В 24 сонетах Луизы Лабе все эти мотивы присутствуют (за исключением, пожалуй, лишь слегка обозначенного мотива бегства в природу в сонетах XV, XVI, XVII, XX), но ни один из них не обладает внутренней самостоятельностью. Они подчинены той эмоции, которая у Петрарки оставалась за текстом, — пылу, страсти, как неразделенной, так и разделенной. Доминантой сонетов Луизы Лабе становится та пламенная любовь, о невозможности выразить которую певец Лауры написал в 170-м сонете:
На фоне этой доминирующей эмоции все вполне каноничные темы, мотивы, поэтические клише, удовлетворявшие "эффект ожидания" читателя Возрождения, были не более чем канвой, которая не мешала, но, напротив, резче обозначала своеобычность интонации поэтессы.
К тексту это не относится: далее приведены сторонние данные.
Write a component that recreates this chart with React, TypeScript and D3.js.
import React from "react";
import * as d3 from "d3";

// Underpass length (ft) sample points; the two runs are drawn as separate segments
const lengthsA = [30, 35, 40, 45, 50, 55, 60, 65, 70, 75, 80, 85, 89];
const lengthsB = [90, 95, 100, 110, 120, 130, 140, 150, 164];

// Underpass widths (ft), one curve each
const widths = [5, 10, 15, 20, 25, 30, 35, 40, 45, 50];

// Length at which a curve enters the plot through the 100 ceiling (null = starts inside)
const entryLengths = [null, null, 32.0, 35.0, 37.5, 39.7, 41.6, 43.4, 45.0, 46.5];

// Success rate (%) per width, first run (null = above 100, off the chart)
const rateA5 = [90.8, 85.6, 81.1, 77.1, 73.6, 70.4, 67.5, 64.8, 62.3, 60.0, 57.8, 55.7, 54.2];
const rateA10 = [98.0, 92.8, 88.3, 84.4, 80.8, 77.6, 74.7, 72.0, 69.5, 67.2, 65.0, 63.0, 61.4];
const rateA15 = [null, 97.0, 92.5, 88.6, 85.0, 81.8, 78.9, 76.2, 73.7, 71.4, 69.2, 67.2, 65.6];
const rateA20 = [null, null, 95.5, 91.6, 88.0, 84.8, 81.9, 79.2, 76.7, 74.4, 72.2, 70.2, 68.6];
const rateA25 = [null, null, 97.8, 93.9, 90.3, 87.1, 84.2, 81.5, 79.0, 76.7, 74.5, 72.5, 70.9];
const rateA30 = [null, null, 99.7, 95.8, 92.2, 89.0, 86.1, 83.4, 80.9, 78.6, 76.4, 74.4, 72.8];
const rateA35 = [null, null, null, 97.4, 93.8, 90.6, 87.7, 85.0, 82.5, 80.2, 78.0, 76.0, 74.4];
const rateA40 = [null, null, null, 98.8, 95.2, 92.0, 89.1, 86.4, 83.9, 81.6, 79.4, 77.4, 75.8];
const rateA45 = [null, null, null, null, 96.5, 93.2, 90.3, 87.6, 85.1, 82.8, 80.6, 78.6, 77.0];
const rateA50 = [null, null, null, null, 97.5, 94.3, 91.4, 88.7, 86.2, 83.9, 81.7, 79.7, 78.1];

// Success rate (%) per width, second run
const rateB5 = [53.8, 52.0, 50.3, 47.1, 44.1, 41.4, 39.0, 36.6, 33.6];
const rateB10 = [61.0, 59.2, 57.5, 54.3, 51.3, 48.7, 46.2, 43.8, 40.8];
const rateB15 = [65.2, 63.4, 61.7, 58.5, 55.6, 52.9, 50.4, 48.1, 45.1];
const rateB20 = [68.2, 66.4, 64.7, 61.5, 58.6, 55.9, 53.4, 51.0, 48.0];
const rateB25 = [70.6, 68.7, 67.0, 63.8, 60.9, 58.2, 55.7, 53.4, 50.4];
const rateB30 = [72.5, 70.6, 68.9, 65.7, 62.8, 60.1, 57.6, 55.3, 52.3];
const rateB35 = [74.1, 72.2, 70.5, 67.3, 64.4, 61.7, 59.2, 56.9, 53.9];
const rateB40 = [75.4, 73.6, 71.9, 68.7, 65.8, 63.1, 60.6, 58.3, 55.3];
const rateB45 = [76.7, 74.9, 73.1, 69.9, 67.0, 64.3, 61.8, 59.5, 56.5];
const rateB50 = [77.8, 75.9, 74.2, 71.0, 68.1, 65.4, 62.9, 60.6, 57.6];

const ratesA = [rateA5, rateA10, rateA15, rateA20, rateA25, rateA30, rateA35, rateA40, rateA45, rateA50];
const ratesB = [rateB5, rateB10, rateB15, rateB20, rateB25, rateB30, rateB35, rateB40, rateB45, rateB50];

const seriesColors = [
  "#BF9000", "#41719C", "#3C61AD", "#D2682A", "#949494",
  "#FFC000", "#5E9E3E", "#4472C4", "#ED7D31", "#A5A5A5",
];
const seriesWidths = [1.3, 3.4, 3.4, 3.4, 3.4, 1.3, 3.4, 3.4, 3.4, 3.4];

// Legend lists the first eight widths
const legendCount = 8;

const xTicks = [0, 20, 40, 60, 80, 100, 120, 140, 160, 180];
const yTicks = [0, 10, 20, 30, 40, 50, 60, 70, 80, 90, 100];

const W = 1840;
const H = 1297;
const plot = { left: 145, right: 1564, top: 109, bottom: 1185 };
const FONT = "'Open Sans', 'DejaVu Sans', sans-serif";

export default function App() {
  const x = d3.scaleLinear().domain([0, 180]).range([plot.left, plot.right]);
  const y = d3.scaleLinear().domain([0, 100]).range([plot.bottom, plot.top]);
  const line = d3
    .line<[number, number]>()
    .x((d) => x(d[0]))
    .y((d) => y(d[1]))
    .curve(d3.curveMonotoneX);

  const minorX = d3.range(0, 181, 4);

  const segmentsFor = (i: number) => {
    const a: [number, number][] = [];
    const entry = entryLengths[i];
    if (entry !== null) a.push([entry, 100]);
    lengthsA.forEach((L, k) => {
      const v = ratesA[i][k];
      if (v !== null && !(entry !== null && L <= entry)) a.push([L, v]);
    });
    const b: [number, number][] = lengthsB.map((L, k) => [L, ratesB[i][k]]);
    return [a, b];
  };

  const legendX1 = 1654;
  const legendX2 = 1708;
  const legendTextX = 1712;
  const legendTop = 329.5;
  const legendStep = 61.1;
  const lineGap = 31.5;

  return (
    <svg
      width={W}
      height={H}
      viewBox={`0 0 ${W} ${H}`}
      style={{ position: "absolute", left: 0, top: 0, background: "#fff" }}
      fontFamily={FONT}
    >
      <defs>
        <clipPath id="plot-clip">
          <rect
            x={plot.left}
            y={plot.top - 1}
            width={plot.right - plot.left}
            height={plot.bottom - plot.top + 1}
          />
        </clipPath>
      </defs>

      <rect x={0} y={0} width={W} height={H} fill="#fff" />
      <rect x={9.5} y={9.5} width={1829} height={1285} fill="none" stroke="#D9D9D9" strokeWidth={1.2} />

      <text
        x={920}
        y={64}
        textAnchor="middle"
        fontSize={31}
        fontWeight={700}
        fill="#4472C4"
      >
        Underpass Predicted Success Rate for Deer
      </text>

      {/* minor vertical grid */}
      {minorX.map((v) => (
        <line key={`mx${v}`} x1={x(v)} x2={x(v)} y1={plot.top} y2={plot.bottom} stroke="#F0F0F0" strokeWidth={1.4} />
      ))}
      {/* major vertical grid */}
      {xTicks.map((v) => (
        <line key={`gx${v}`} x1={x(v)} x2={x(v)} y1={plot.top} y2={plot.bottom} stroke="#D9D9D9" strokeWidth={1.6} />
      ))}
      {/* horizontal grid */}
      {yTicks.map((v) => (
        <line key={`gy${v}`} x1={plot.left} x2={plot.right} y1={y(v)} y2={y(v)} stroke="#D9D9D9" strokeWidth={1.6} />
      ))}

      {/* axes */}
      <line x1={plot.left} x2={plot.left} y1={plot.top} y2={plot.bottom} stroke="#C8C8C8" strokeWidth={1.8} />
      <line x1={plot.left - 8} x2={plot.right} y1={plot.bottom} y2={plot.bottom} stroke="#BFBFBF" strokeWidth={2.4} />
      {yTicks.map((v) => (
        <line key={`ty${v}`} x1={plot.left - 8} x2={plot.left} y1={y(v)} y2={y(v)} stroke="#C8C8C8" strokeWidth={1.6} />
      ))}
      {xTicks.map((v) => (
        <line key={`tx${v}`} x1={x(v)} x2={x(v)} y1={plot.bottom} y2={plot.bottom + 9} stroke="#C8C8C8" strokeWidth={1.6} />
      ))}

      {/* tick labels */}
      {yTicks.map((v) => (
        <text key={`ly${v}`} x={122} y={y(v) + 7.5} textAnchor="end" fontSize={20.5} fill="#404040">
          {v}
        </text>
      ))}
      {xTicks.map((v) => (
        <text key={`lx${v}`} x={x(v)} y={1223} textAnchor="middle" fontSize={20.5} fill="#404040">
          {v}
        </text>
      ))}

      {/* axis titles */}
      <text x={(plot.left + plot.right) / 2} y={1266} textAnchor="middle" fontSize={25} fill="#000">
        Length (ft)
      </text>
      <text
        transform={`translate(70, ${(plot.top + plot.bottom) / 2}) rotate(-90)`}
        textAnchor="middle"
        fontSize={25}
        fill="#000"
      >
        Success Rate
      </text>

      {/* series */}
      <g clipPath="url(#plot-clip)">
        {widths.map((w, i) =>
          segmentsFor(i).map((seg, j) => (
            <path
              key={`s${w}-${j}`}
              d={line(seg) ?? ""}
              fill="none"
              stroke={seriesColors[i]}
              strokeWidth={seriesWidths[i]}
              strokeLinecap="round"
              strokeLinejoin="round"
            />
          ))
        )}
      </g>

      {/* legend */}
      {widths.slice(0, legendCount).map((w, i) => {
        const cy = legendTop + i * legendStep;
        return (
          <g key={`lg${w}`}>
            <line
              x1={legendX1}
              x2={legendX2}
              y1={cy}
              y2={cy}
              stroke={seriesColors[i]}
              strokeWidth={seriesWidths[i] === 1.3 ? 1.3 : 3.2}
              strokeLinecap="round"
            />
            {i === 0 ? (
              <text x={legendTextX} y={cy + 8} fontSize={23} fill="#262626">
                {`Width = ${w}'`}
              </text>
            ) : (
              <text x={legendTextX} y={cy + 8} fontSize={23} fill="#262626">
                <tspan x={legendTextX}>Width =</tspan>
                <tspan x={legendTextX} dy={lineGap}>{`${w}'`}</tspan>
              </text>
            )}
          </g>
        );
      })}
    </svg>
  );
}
В отличие от современных ей сонетистов Луиза Лабе не дала названия своему циклу. И это связано, на наш взгляд, прежде всего с тем, что внутренняя тема ее сонетов — не "любовь к...", но любовь как таковая. Отсюда и своеобразие композиционного их расположения.
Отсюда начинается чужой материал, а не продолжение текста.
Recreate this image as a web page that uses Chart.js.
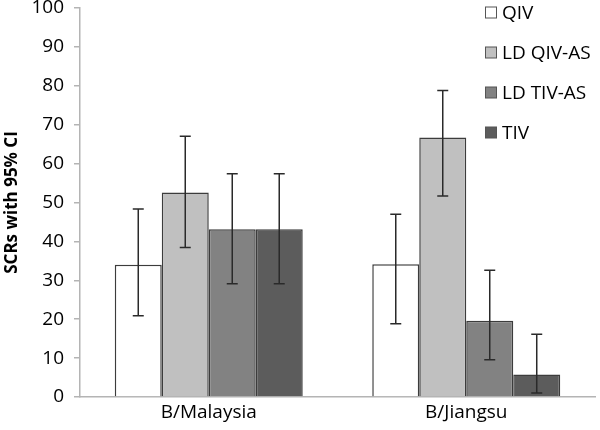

Первый итальянский сонет — это вполне конвенциональная прелюдия к циклу, в свернутом виде содержащая все темы последующих сонетов. В сонетах II-IV доминирует тема любовного горения; V-VII сонеты, продолжая предшествующую им тему, дополняются мотивами тоски от разлуки, любовных жалоб и надежд на счастливый их исход. Начиная с VIII сонета на первый план выступает драматизм "антитез любви", развертывающихся до XI и захватывающих XII сонет, в котором вводится мотив гибельности любовного чувства, мотив, достигающий своего наивысшего напряжения в знаменитом XIV сонете. XV-XVIII сонеты, контрастируя предшествующим, составляют "светлый центр" цикла. В них сконденсирована тема разделенной страсти, наиболее блистательно выраженная в XVII сонете, и сама философия любви, возвращающая нас к "Спору Безумия и Амура" (см. примеч. к XVIII сонету). С XIX сонета к этим темам подключается мотив фатальности любви, а последний XXIV сонет, вместе с I сонетом составляющий своего рода "рамку" цикла, — это лирическое резюме "Спора" и элегий.
378
"Олива", например, содержала 115 сонетов, "Любовь к Кассандре" — 221, а первая книга "Любовных заблуждений" — 69 сонетов.